В такой ситуации интереснее всего следить за драматургией Дмитриева, его попытками вплести в канву литературной по своей сути оперы некие занимательные детали наподобие ковра с фотографий девяностых (или даже восьмидесятых) годов прошлого века, подчеркивающего приземленный быт семьи Огудаловых. Нищий из первого действия достал публику своими неуместными появлениями на сцене: казалось, актер перепутал свой выход. А оказалось, что это символ той самой бедности, которой боится Паратов, – во время дуэта-расставания с Ларисой он шугается от бедняка.

В массовке сценический контраст возникает между бурлаками-«рабами» и «вольными» цыганами. Подобно и тем и другим, Лариса небогата, и к тому же в ней течет цыганская кровь, есть дух свободы – но нет подлинной смелости. В конце оперы бурлаки тянут за сцену яхту с трупом Ларисы, подводя черту под жизнью героини.

В мюзикле – Островский!

Интересно решено пространство оркестровой ямы: холст для «водной» проекции света – течение реки Волги, которое поначалу так манит Ларису. Яма радовала глаз, но не всегда уши. Оркестр под руководством Александра Юдасина звучал несбалансированно, не хватало динамичности. Вокальный каст хорош был по типажам, но также требовал вокальной огранки. Сопрано Светлана Рацлаф-Левчук в роли Ларисы выглядела слишком страдающей и всем недовольной. Тембр вокалистки не отличался яркостью и мерк на фоне тенора Андрея Колобова в роли «названого» жениха Карандышева, эффектно разыгравшего безумие самца-собственника. Пронзительный, экспрессивный голос певца вызывал необходимую гамму эмоций – презрение и жалость. Баритон Алексей Бочаров в роли Паратова звучал под стать своему персонажу – статно и весомо. Все певцы мужественно справлялись со сложными партиями, однако не всегда качественно.

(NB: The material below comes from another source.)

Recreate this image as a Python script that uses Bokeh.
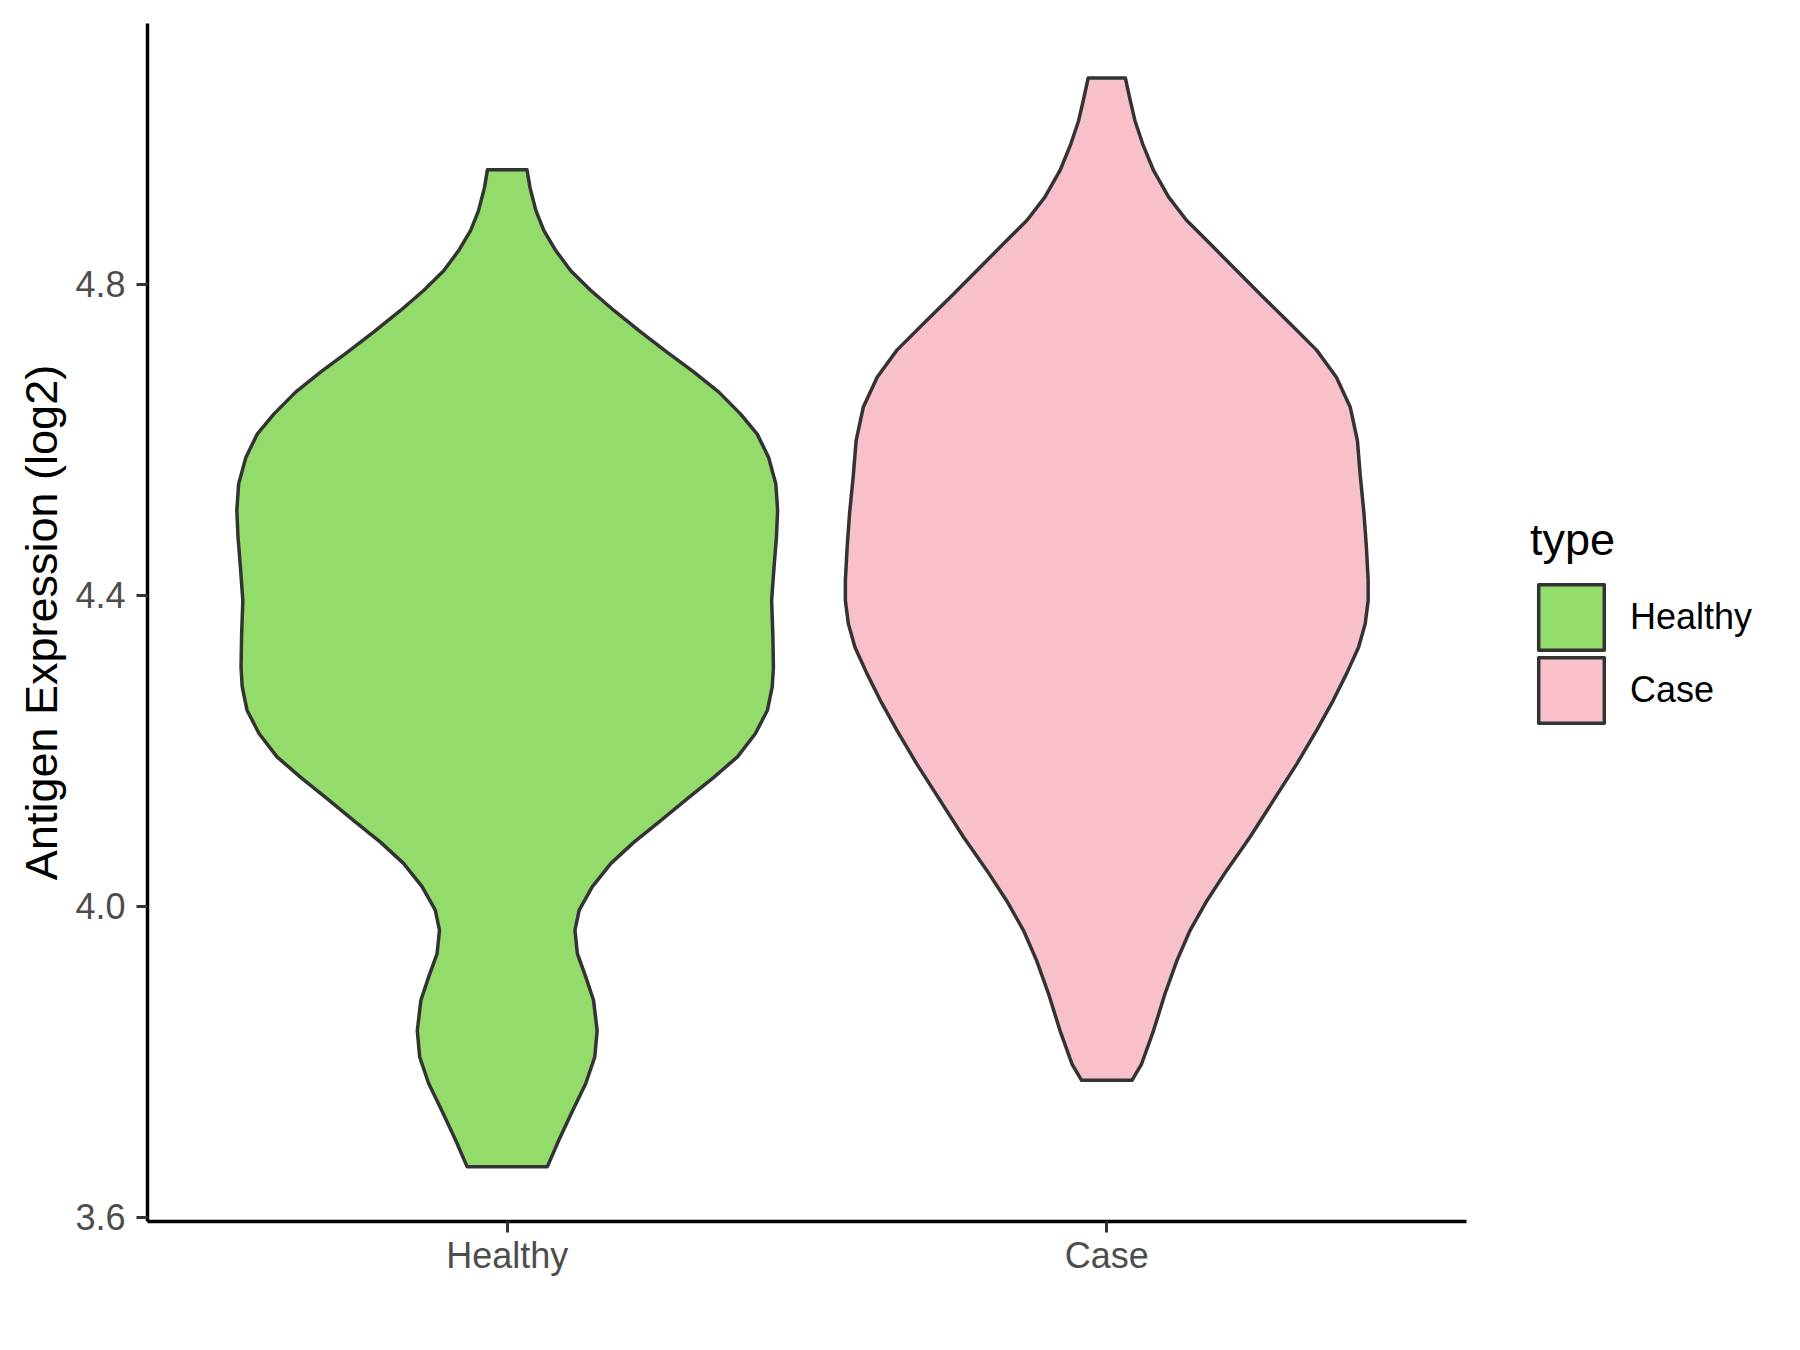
from bokeh.plotting import figure
from bokeh.models import (FixedTicker, NumeralTickFormatter, Legend, LegendItem)
from bokeh.embed import file_html
from bokeh.resources import INLINE

# ---- data ----
categories = ["Healthy", "Case"]
cat_pos = [1, 2]
y_ticks = [3.6, 4.0, 4.4, 4.8]
fill_colors = ["#93DB6A", "#F8C0CB"]

# violin profiles: y value and half-width (in category units), top to bottom
healthy_y = [4.947, 4.924, 4.894, 4.869, 4.843, 4.817, 4.792, 4.766, 4.738, 4.712,
             4.687, 4.661, 4.633, 4.607, 4.577, 4.543, 4.509, 4.474, 4.436, 4.393,
             4.350, 4.307, 4.282, 4.252, 4.222, 4.192, 4.166, 4.138, 4.110, 4.082,
             4.055, 4.025, 3.995, 3.969, 3.939, 3.909, 3.879, 3.840, 3.806, 3.772,
             3.737, 3.699, 3.665]
healthy_w = [0.033, 0.038, 0.048, 0.061, 0.081, 0.106, 0.139, 0.178, 0.223, 0.267,
             0.311, 0.353, 0.389, 0.417, 0.436, 0.448, 0.451, 0.449, 0.445, 0.441,
             0.443, 0.444, 0.442, 0.434, 0.414, 0.384, 0.345, 0.300, 0.256, 0.211,
             0.173, 0.142, 0.120, 0.113, 0.117, 0.131, 0.144, 0.150, 0.146, 0.131,
             0.109, 0.086, 0.067]

case_y = [5.065, 5.040, 5.010, 4.980, 4.946, 4.912, 4.882, 4.852, 4.817, 4.783,
          4.749, 4.715, 4.680, 4.642, 4.599, 4.552, 4.505, 4.462, 4.419, 4.393,
          4.363, 4.333, 4.299, 4.265, 4.226, 4.183, 4.136, 4.089, 4.046, 4.007,
          3.969, 3.930, 3.887, 3.840, 3.797, 3.776]
case_w = [0.031, 0.038, 0.047, 0.060, 0.078, 0.103, 0.133, 0.172, 0.217, 0.261,
          0.306, 0.350, 0.383, 0.406, 0.418, 0.423, 0.429, 0.433, 0.436, 0.436,
          0.431, 0.420, 0.400, 0.378, 0.350, 0.317, 0.278, 0.239, 0.200, 0.167,
          0.139, 0.117, 0.097, 0.078, 0.058, 0.042]

profiles = [(healthy_y, healthy_w), (case_y, case_w)]

FONT = "Liberation Sans"

W, H = 1784, 1334
LEFT, TOP, BOTTOM = 147, 23, 113
PX_PER_UNIT = 1319 / 2.2          # horizontal scale of the panel
x_end = 0.4 + (W - LEFT) / PX_PER_UNIT

p = figure(width=W, height=H, output_backend="svg", toolbar_location=None,
           x_range=(0.4, x_end), y_range=(3.5945, 5.135),
           min_border_left=LEFT, min_border_right=0, min_border_top=TOP,
           min_border_bottom=BOTTOM)

p.xgrid.visible = False
p.ygrid.visible = False
p.outline_line_color = None
p.background_fill_color = "white"

renderers = []
for (ys, ws), c, col in zip(profiles, cat_pos, fill_colors):
    xs = [c - w for w in ws] + [c + w for w in reversed(ws)]
    yy = list(ys) + list(reversed(ys))
    r = p.patch(xs, yy, fill_color=col, line_color="#333333", line_width=3.5,
                line_join="round")
    renderers.append(r)

# axes
p.xaxis.ticker = FixedTicker(ticks=cat_pos)
p.xaxis.major_label_overrides = {c: n for c, n in zip(cat_pos, categories)}
p.xaxis.bounds = (0.4, 2.6)
p.yaxis.ticker = FixedTicker(ticks=y_ticks)
p.yaxis.formatter = NumeralTickFormatter(format="0.0")
p.yaxis.axis_label = "Antigen Expression (log2)"

for ax in (p.xaxis, p.yaxis):
    ax.axis_line_color = "black"
    ax.axis_line_width = 3.5
    ax.major_tick_line_color = "#333333"
    ax.major_tick_line_width = 3
    ax.major_tick_out = 11
    ax.major_tick_in = 0
    ax.minor_tick_line_color = None
    ax.major_label_text_font = FONT
    ax.major_label_text_font_size = "36px"
    ax.major_label_text_color = "#4D4D4D"
    ax.axis_label_text_font = FONT
    ax.axis_label_text_font_size = "45px"
    ax.axis_label_text_font_style = "normal"
    ax.axis_label_text_color = "black"

p.xaxis.major_label_standoff = 2
p.yaxis.major_label_standoff = 11
p.yaxis.axis_label_standoff = 5


def style_legend(lg):
    lg.title_text_font = FONT
    lg.title_text_font_size = "45px"
    lg.title_text_font_style = "normal"
    lg.title_text_color = "black"
    lg.title_standoff = 10
    lg.label_text_font = FONT
    lg.label_text_font_size = "36px"
    lg.label_text_color = "black"
    lg.glyph_width = 82
    lg.glyph_height = 82
    lg.spacing = 0
    lg.label_standoff = 18
    lg.padding = 0
    lg.margin = 0
    lg.border_line_color = None
    lg.background_fill_alpha = 0


# legend: one block per key so that the keys sit close together, as in the reference
legend_top = Legend(items=[LegendItem(label=categories[0], renderers=[renderers[0]])],
                    title="type", location=(1383, 563))
legend_bottom = Legend(items=[LegendItem(label=categories[1], renderers=[renderers[1]])],
                       location=(1383, 490))
for lg in (legend_top, legend_bottom):
    style_legend(lg)
    p.add_layout(lg, "center")

open("out.html", "w").write(file_html(p, INLINE))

В целом следует приветствовать постановку. Даниилу Френкелю повезло: нечасто оперы полузабытых советских композиторов появляются на сцене. А не видя их, как можно судить о достоинствах? Понятно, что вряд ли стоит ждать в этих залежах россыпи неограненных алмазов. Но исторический интерес подобных опытов неоспорим.